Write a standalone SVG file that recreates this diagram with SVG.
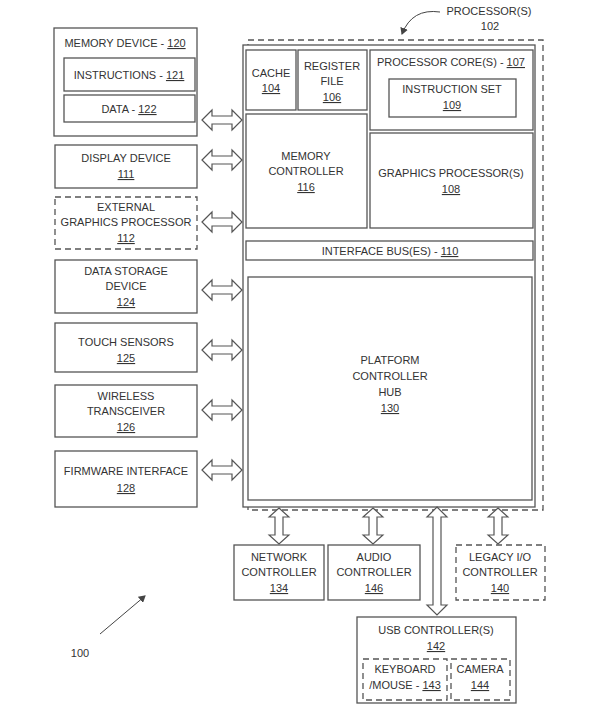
<svg xmlns="http://www.w3.org/2000/svg" xmlns:xlink="http://www.w3.org/1999/xlink" width="605" height="715" viewBox="0 0 605 715">
<style>
rect{fill:#fff;stroke:#555;stroke-width:1.3}
.d{stroke-dasharray:6,4}
text{font-family:"Liberation Sans",Arial,sans-serif;font-size:11px;fill:#333;text-anchor:middle}
.u{text-decoration:underline}
.a{fill:#fff;stroke:#555;stroke-width:1.2}
</style>
<defs>
<path id="h" class="a" d="M0,0 L10,-10 L10,-4 L30,-4 L30,-10 L40,0 L30,10 L30,4 L10,4 L10,10 Z"/>
<marker id="m" markerWidth="8" markerHeight="8" refX="6" refY="4" orient="auto"><path d="M0,0 L7,4 L0,8 Z" fill="#444"/></marker>
</defs>
<rect width="605" height="715" style="fill:#fff;stroke:none"/>
<g id="processor">
<rect class="d" x="248" y="40" width="295" height="470" style="fill:none"/>
<rect x="243" y="45" width="292" height="462"/>
<text x="489" y="15">PROCESSOR(S)</text><text x="490" y="30">102</text>
<path d="M440,12 Q412,8 402,34" fill="none" stroke="#444" marker-end="url(#m)"/>
</g>
<g id="cache"><rect x="246" y="50" width="50" height="60"/><text x="271" y="77">CACHE</text><text x="271" y="92" class="u">104</text></g>
<g id="regfile"><rect x="298" y="50" width="69" height="60"/><text x="332" y="70">REGISTER</text><text x="332" y="85">FILE</text><text x="332" y="101" class="u">106</text></g>
<g id="core"><rect x="370" y="50" width="163" height="80"/><text x="451" y="66">PROCESSOR CORE(S) - <tspan class="u">107</tspan></text>
<rect x="389" y="79" width="127" height="38"/><text x="452" y="93">INSTRUCTION SET</text><text x="452" y="109" class="u">109</text></g>
<g id="memctrl"><rect x="246" y="114" width="121" height="114"/><text x="306" y="160">MEMORY</text><text x="306" y="175">CONTROLLER</text><text x="306" y="191" class="u">116</text></g>
<g id="gfx"><rect x="370" y="133" width="163" height="95"/><text x="451" y="177">GRAPHICS PROCESSOR(S)</text><text x="451" y="193" class="u">108</text></g>
<g id="bus"><rect x="246" y="241" width="287" height="19"/><text x="390" y="255">INTERFACE BUS(ES) - <tspan class="u">110</tspan></text></g>
<g id="pch"><rect x="248" y="277" width="284" height="223"/><text x="390" y="364">PLATFORM</text><text x="390" y="380">CONTROLLER</text><text x="390" y="396">HUB</text><text x="390" y="412" class="u">130</text></g>
<g id="mem"><rect x="54" y="28" width="143" height="108"/><text x="125" y="47">MEMORY DEVICE - <tspan class="u">120</tspan></text>
<rect x="64" y="58" width="131" height="33"/><text x="129" y="79">INSTRUCTIONS - <tspan class="u">121</tspan></text>
<rect x="64" y="95" width="131" height="27"/><text x="129" y="113">DATA - <tspan class="u">122</tspan></text></g>
<g id="display"><rect x="55" y="145" width="142" height="43"/><text x="126" y="162">DISPLAY DEVICE</text><text x="126" y="178" class="u">111</text></g>
<g id="extgfx"><rect class="d" x="55" y="197" width="142" height="52"/><text x="126" y="211">EXTERNAL</text><text x="126" y="226">GRAPHICS PROCESSOR</text><text x="126" y="242" class="u">112</text></g>
<g id="storage"><rect x="55" y="260" width="142" height="53"/><text x="126" y="275">DATA STORAGE</text><text x="126" y="290">DEVICE</text><text x="126" y="306" class="u">124</text></g>
<g id="touch"><rect x="55" y="323" width="142" height="49"/><text x="126" y="346">TOUCH SENSORS</text><text x="126" y="362" class="u">125</text></g>
<g id="wireless"><rect x="55" y="385" width="142" height="52"/><text x="126" y="400">WIRELESS</text><text x="126" y="415">TRANSCEIVER</text><text x="126" y="431" class="u">126</text></g>
<g id="firmware"><rect x="55" y="451" width="142" height="56"/><text x="126" y="475">FIRMWARE INTERFACE</text><text x="126" y="492" class="u">128</text></g>
<g id="network"><rect x="234" y="545" width="90" height="55"/><text x="279" y="561">NETWORK</text><text x="279" y="576">CONTROLLER</text><text x="279" y="592" class="u">134</text></g>
<g id="audio"><rect x="328" y="545" width="92" height="55"/><text x="374" y="561">AUDIO</text><text x="374" y="576">CONTROLLER</text><text x="374" y="592" class="u">146</text></g>
<g id="legacy"><rect class="d" x="456" y="545" width="89" height="55"/><text x="500" y="561">LEGACY I/O</text><text x="500" y="576">CONTROLLER</text><text x="500" y="592" class="u">140</text></g>
<g id="usb"><rect x="357" y="617" width="159" height="86"/><text x="436" y="634">USB CONTROLLER(S)</text><text x="436" y="650" class="u">142</text>
<rect class="d" x="363" y="659" width="84" height="41"/><text x="405" y="673">KEYBOARD</text><text x="405" y="689">/MOUSE - <tspan class="u">143</tspan></text>
<rect class="d" x="451" y="659" width="59" height="41"/><text x="480" y="673">CAMERA</text><text x="480" y="689" class="u">144</text></g>
<g id="connectors">
<use xlink:href="#h" transform="translate(202,120)"/>
<use xlink:href="#h" transform="translate(202,160)"/>
<use xlink:href="#h" transform="translate(202,222)"/>
<use xlink:href="#h" transform="translate(202,290)"/>
<use xlink:href="#h" transform="translate(202,350)"/>
<use xlink:href="#h" transform="translate(202,410)"/>
<use xlink:href="#h" transform="translate(202,470)"/>
<use xlink:href="#h" transform="translate(279,508) rotate(90) scale(0.9,1)"/>
<use xlink:href="#h" transform="translate(373,508) rotate(90) scale(0.9,1)"/>
<use xlink:href="#h" transform="translate(498,508) rotate(90) scale(0.9,1)"/>
<path class="a" d="M437,507 L447,517 L441,517 L441,605 L447,605 L437,615 L427,605 L433,605 L433,517 L427,517 Z"/>
<path d="M100,634 L145,596" stroke="#444" fill="none" marker-end="url(#m)"/>
<text x="80" y="657">100</text>
</g>
</svg>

───

Goal
Output a faithful copy of the data, with each picture left out.

Result for this exercise
Write a standalone SVG file that recreates this diagram with SVG.
<svg xmlns="http://www.w3.org/2000/svg" xmlns:xlink="http://www.w3.org/1999/xlink" width="605" height="715" viewBox="0 0 605 715">
<style>
rect{fill:#fff;stroke:#555;stroke-width:1.3}
.d{stroke-dasharray:6,4}
text{font-family:"Liberation Sans",Arial,sans-serif;font-size:11px;fill:#333;text-anchor:middle}
.u{text-decoration:underline}
.a{fill:#fff;stroke:#555;stroke-width:1.2}
</style>
<defs>
<path id="h" class="a" d="M0,0 L10,-10 L10,-4 L30,-4 L30,-10 L40,0 L30,10 L30,4 L10,4 L10,10 Z"/>
<marker id="m" markerWidth="8" markerHeight="8" refX="6" refY="4" orient="auto"><path d="M0,0 L7,4 L0,8 Z" fill="#444"/></marker>
</defs>
<rect width="605" height="715" style="fill:#fff;stroke:none"/>
<g id="processor">
<rect class="d" x="248" y="40" width="295" height="470" style="fill:none"/>
<rect x="243" y="45" width="292" height="462"/>
<text x="489" y="15">PROCESSOR(S)</text><text x="490" y="30">102</text>
<path d="M440,12 Q412,8 402,34" fill="none" stroke="#444" marker-end="url(#m)"/>
</g>
<g id="cache"><rect x="246" y="50" width="50" height="60"/><text x="271" y="77">CACHE</text><text x="271" y="92" class="u">104</text></g>
<g id="regfile"><rect x="298" y="50" width="69" height="60"/><text x="332" y="70">REGISTER</text><text x="332" y="85">FILE</text><text x="332" y="101" class="u">106</text></g>
<g id="core"><rect x="370" y="50" width="163" height="80"/><text x="451" y="66">PROCESSOR CORE(S) - <tspan class="u">107</tspan></text>
<rect x="389" y="79" width="127" height="38"/><text x="452" y="93">INSTRUCTION SET</text><text x="452" y="109" class="u">109</text></g>
<g id="memctrl"><rect x="246" y="114" width="121" height="114"/><text x="306" y="160">MEMORY</text><text x="306" y="175">CONTROLLER</text><text x="306" y="191" class="u">116</text></g>
<g id="gfx"><rect x="370" y="133" width="163" height="95"/><text x="451" y="177">GRAPHICS PROCESSOR(S)</text><text x="451" y="193" class="u">108</text></g>
<g id="bus"><rect x="246" y="241" width="287" height="19"/><text x="390" y="255">INTERFACE BUS(ES) - <tspan class="u">110</tspan></text></g>
<g id="pch"><rect x="248" y="277" width="284" height="223"/><text x="390" y="364">PLATFORM</text><text x="390" y="380">CONTROLLER</text><text x="390" y="396">HUB</text><text x="390" y="412" class="u">130</text></g>
<g id="mem"><rect x="54" y="28" width="143" height="108"/><text x="125" y="47">MEMORY DEVICE - <tspan class="u">120</tspan></text>
<rect x="64" y="58" width="131" height="33"/><text x="129" y="79">INSTRUCTIONS - <tspan class="u">121</tspan></text>
<rect x="64" y="95" width="131" height="27"/><text x="129" y="113">DATA - <tspan class="u">122</tspan></text></g>
<g id="display"><rect x="55" y="145" width="142" height="43"/><text x="126" y="162">DISPLAY DEVICE</text><text x="126" y="178" class="u">111</text></g>
<g id="extgfx"><rect class="d" x="55" y="197" width="142" height="52"/><text x="126" y="211">EXTERNAL</text><text x="126" y="226">GRAPHICS PROCESSOR</text><text x="126" y="242" class="u">112</text></g>
<g id="storage"><rect x="55" y="260" width="142" height="53"/><text x="126" y="275">DATA STORAGE</text><text x="126" y="290">DEVICE</text><text x="126" y="306" class="u">124</text></g>
<g id="touch"><rect x="55" y="323" width="142" height="49"/><text x="126" y="346">TOUCH SENSORS</text><text x="126" y="362" class="u">125</text></g>
<g id="wireless"><rect x="55" y="385" width="142" height="52"/><text x="126" y="400">WIRELESS</text><text x="126" y="415">TRANSCEIVER</text><text x="126" y="431" class="u">126</text></g>
<g id="firmware"><rect x="55" y="451" width="142" height="56"/><text x="126" y="475">FIRMWARE INTERFACE</text><text x="126" y="492" class="u">128</text></g>
<g id="network"><rect x="234" y="545" width="90" height="55"/><text x="279" y="561">NETWORK</text><text x="279" y="576">CONTROLLER</text><text x="279" y="592" class="u">134</text></g>
<g id="audio"><rect x="328" y="545" width="92" height="55"/><text x="374" y="561">AUDIO</text><text x="374" y="576">CONTROLLER</text><text x="374" y="592" class="u">146</text></g>
<g id="legacy"><rect class="d" x="456" y="545" width="89" height="55"/><text x="500" y="561">LEGACY I/O</text><text x="500" y="576">CONTROLLER</text><text x="500" y="592" class="u">140</text></g>
<g id="usb"><rect x="357" y="617" width="159" height="86"/><text x="436" y="634">USB CONTROLLER(S)</text><text x="436" y="650" class="u">142</text>
<rect class="d" x="363" y="659" width="84" height="41"/><text x="405" y="673">KEYBOARD</text><text x="405" y="689">/MOUSE - <tspan class="u">143</tspan></text>
<rect class="d" x="451" y="659" width="59" height="41"/><text x="480" y="673">CAMERA</text><text x="480" y="689" class="u">144</text></g>
<g id="connectors">
<use xlink:href="#h" transform="translate(202,120)"/>
<use xlink:href="#h" transform="translate(202,160)"/>
<use xlink:href="#h" transform="translate(202,222)"/>
<use xlink:href="#h" transform="translate(202,290)"/>
<use xlink:href="#h" transform="translate(202,350)"/>
<use xlink:href="#h" transform="translate(202,410)"/>
<use xlink:href="#h" transform="translate(202,470)"/>
<use xlink:href="#h" transform="translate(279,508) rotate(90) scale(0.9,1)"/>
<use xlink:href="#h" transform="translate(373,508) rotate(90) scale(0.9,1)"/>
<use xlink:href="#h" transform="translate(498,508) rotate(90) scale(0.9,1)"/>
<path class="a" d="M437,507 L447,517 L441,517 L441,605 L447,605 L437,615 L427,605 L433,605 L433,517 L427,517 Z"/>
<path d="M100,634 L145,596" stroke="#444" fill="none" marker-end="url(#m)"/>
<text x="80" y="657">100</text>
</g>
</svg>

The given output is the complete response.